I was about to write "this barely even warrants a post, but...". Then I paused. That is entirely untrue. This definitely warrants a post, because a) it obviously inspired me to start writing one, and b) just because what I am about to write about is incredibly simple, it doesn't mean it isn't incredibly delicious. Sometimes the best food experiences are the simplest: eggs on toast; a really good grilled fish; a Victoria sponge cake; a loaf of crusty bread and some cheese. Today I made a sublime mackerel pâté by putting some garlic and herb cream cheese, some smoked mackerel, lemon zest and dill in a blender. Shockingly simple - too simple to merit a blog post - but a wonderful lunch. However, that is not what I am about to discuss.
At the Real Food Festival last weekend, I discovered ricotta. Sure, I've been eating and cooking with ricotta for years. It comes in a shallow round tub in the supermarket, with a peel-off plastic film lid, and always accumulates a layer of watery whey over its surface. Right? Except it doesn't. I've read many cookbooks that extol the virtues of proper, fresh ricotta, the kind you find in Italy. Unfortunately, I've never been lucky enough to locate it over here; it has remained an elusive treasure, and all of its good qualities - crumbly, fresh, much more flavoursome than the supermarket stuff - have remained unsampled, tantalisingly trumpeted by luckier chefs and food writers all over the country while I make do with my boring UHT variety.

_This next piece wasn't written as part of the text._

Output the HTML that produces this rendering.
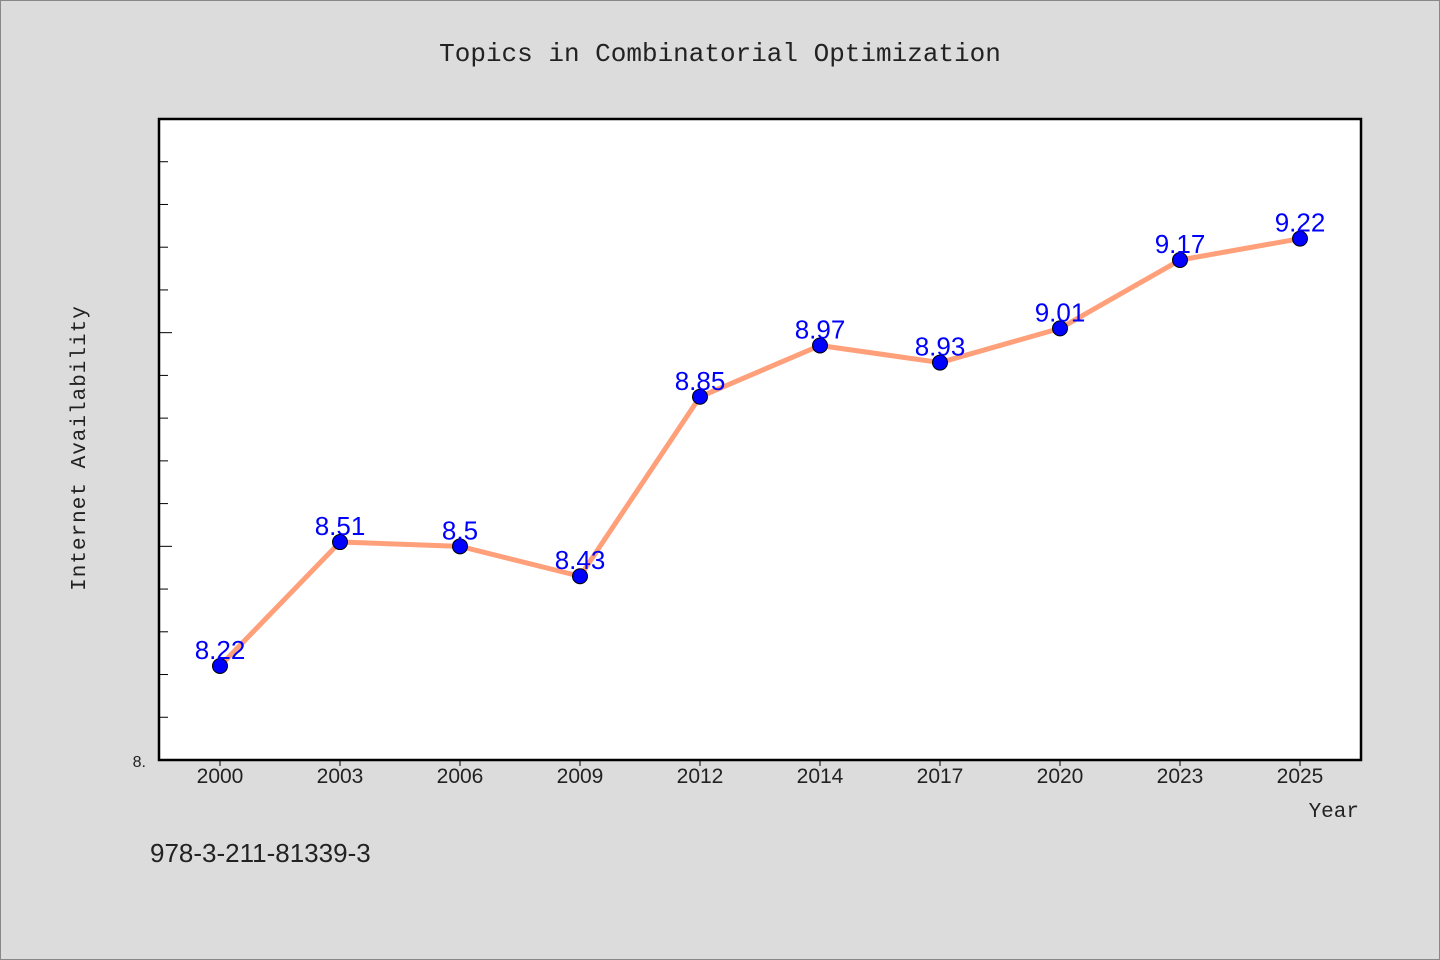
<!DOCTYPE html>
<html><head><meta charset="utf-8"><style>
body{margin:0;background:#dcdcdc;width:1440px;height:960px;overflow:hidden;font-family:"Liberation Sans","Noto Sans CJK SC",sans-serif}
</style></head><body>
<svg width="1440" height="960" style="position:absolute;left:0;top:0">
<rect x="0.5" y="0.5" width="1439" height="959" fill="#dcdcdc" stroke="#888"/>
<text x="720" y="61" text-anchor="middle" font-family="Liberation Mono, monospace" font-size="26" fill="#222">Topics in Combinatorial Optimization</text>
<rect x="159" y="119" width="1202" height="641" fill="#fff" stroke="#000" stroke-width="2.5"/>
<g id="yticks"></g>
<g id="xticks"></g>
<text x="146" y="767" text-anchor="end" font-size="16" fill="#222">8.</text>
<text transform="translate(85,448) rotate(-90)" text-anchor="middle" font-family="Liberation Mono, monospace" font-size="21" fill="#222" letter-spacing="1">Internet Availability</text>
<text x="1359" y="817" text-anchor="end" font-family="Liberation Mono, monospace" font-size="21" fill="#222">Year</text>
<text x="150" y="862" font-size="26" fill="#222">978-3-211-81339-3</text>
<g id="series"></g>
</svg>
<script>
const categories=["2000","2003","2006","2009","2012","2014","2017","2020","2023","2025"];
const values=[8.22,8.51,8.5,8.43,8.85,8.97,8.93,9.01,9.17,9.22];
const yMin=8.0,yMax=9.5,yStep=0.1;
const L=159,R=1361,T=119,B=760;
const NS="http://www.w3.org/2000/svg";
const xs=i=>220+i*((1300-220)/(categories.length-1));
const ys=v=>B-(v-yMin)/(yMax-yMin)*(B-T);
function mk(t,a,p){const e=document.createElementNS(NS,t);for(const k in a)e.setAttribute(k,a[k]);p.appendChild(e);return e;}
const yt=document.getElementById('yticks');
for(let k=1;k<=Math.round((yMax-yMin)/yStep);k++){const v=yMin+k*yStep;const y=ys(v);
const major=(k%5===0);
const l=mk('line',{x1:L,x2:L+(major?13:9),y1:y,y2:y,stroke:'#000','stroke-width':1},yt);

}
const xt=document.getElementById('xticks');
categories.forEach((c,i)=>{const x=xs(i);
const l=mk('line',{x1:x,x2:x,y1:B,y2:B+6,stroke:'#000'},xt);


const t=mk('text',{x:x,y:783,'text-anchor':'middle','font-size':21,fill:'#222'},xt);


t.textContent=c;});
const s=document.getElementById('series');
const pl=mk('polyline',{points:values.map((v,i)=>xs(i)+','+ys(v)).join(' '),fill:'none',stroke:'#ffa07a','stroke-width':5,'stroke-linejoin':'round'},s);


values.forEach((v,i)=>{
const c=mk('circle',{cx:xs(i),cy:ys(v),r:7.5,fill:'#0000ff',stroke:'#000','stroke-width':1},s);


const t=mk('text',{x:xs(i),y:ys(v)-7,'text-anchor':'middle','font-size':26,fill:'#0000ff'},s);


t.textContent=String(v);});
</script>
</body></html>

Until a lady at the food festival (from Laverstoke Park Farm) offered me a little plastic spoon - I think it was neon yellow, the kind you get at ice cream shops in Italy - atop which perched a little clump of snow-white buffalo milk ricotta. One taste and I was hooked. How to describe it? Like cream cheese but with the texture of a good baked cheesecake. A very mild, milky flavour; a pleasant crumbling sensation on the tongue. It was utterly delicious. I've had a similar experience with the Laverstoke buffalo mozzarella before. I watched them making it at last year's food festival, twisting it into balls in a big vat of whey, while a huge buffalo looked on with pride (I like to think) from a nearby pen. The flavour was unlike any mozzarella I have tasted before, in that it actually tasted of something. This ricotta was the same: a dairy revelation. I took it home and pondered what to do with it.
The problem is, all of the ways I would normally use ricotta exploit its texture, but not its flavour, because the supermarket stuff has none. I didn't want to mask it with spinach in a cannelloni; I didn't want to serve it in a fruit tart to get lost amongst berries and their juice; I didn't want to bake it in a cheesecake, into unidentifiable sweetness. I kind of just wanted to eat it from the tub, unadulterated, maybe with a neon yellow plastic spoon.
I went for the next best (or more realistic) thing. I made bread. Soda bread, to be precise, because it's quick and easy and because its lovely nutty flavour I imagined would be perfect with the refreshing milky cheese. I slathered the bread with big dollops of fresh ricotta. I roasted some apricots with orange flower water, honey and sugar, because I thought their sweet, tart flavour would be the perfect partner to the cheese. I also had some strawberries in the fridge.
My breakfast last week comprised warm slices of this oaty, moist, buttermilk-enriched bread topped with creamy white curds and a dollop of tart apricot, or a slice of juicy strawberry. It was genuinely one of the best breakfasts I have ever had (and I experiment a lot with breakfast recipes). I just had to share its goodness. I would normally be averse to the notion of cheese for breakfast - I don't go in for that continental thing of eating cold meats and dairy first thing in the morning - but this is different. It is so contrary to any expectations of cheese that it barely fits in that category. In fact, it's more akin to spreading butter on your bread, with its incredible lightness. Delicious.
Incidentally, I have discovered that fresh ricotta is probably easier to make at home than boiled eggs. I can't wait to try it out and have this luxury more often. I also thought I'd share the soda bread recipe, which you can find here. I've made it twice in a week now, and it's definitely the best soda bread recipe I've found yet; it has a wonderful moisture that can often be lacking in bought versions or some other recipes.
A post about the Real Food Festival will be appearing soon, by the way. Just so I can have another opportunity to tell you all how amazing this cheese is.